Hand back each line, unchanged, from the top down to the line where "Serif', 'Times New" sits.

**Raw data:**
§ §
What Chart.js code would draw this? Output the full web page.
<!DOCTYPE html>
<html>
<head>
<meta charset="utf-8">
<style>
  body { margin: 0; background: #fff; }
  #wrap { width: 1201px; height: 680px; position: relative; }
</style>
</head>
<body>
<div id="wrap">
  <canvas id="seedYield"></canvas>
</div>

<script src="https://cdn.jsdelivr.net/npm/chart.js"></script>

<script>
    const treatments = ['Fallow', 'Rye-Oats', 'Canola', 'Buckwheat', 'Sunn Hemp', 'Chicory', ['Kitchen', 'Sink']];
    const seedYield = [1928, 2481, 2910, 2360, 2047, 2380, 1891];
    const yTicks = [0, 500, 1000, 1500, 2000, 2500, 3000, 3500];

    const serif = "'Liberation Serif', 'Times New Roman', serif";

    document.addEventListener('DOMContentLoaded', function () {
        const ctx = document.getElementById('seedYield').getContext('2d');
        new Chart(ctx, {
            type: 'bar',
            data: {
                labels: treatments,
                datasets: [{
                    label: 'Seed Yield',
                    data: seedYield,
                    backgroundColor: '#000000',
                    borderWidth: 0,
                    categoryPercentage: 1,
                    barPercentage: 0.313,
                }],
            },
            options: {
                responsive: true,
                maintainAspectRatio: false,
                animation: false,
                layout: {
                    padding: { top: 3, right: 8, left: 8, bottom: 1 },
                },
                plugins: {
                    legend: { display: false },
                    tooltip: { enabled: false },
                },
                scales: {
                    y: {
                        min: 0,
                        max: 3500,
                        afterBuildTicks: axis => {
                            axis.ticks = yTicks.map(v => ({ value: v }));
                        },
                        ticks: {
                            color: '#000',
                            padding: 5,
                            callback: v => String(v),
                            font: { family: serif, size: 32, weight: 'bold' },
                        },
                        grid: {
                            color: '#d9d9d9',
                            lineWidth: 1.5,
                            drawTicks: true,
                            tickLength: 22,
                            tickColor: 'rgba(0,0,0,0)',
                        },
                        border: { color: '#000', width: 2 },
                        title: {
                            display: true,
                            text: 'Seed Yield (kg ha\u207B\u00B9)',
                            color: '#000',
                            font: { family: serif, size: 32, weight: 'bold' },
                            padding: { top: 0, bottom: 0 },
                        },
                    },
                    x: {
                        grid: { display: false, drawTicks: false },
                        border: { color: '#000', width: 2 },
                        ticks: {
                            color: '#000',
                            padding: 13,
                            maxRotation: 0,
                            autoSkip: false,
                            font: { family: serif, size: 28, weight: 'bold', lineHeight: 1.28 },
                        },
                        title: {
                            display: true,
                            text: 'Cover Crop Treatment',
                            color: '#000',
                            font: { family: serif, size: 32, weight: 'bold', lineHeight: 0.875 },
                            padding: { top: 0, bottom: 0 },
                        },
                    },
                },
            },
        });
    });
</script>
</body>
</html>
§ §
**Result for this task:**
What Chart.js code would draw this? Output the full web page.
<!DOCTYPE html>
<html>
<head>
<meta charset="utf-8">
<style>
  body { margin: 0; background: #fff; }
  #wrap { width: 1201px; height: 680px; position: relative; }
</style>
</head>
<body>
<div id="wrap">
  <canvas id="seedYield"></canvas>
</div>

<script src="https://cdn.jsdelivr.net/npm/chart.js"></script>

<script>
    const treatments = ['Fallow', 'Rye-Oats', 'Canola', 'Buckwheat', 'Sunn Hemp', 'Chicory', ['Kitchen', 'Sink']];
    const seedYield = [1928, 2481, 2910, 2360, 2047, 2380, 1891];
    const yTicks = [0, 500, 1000, 1500, 2000, 2500, 3000, 3500];

    const serif = "'Liberation Serif', 'Times New Roman', serif";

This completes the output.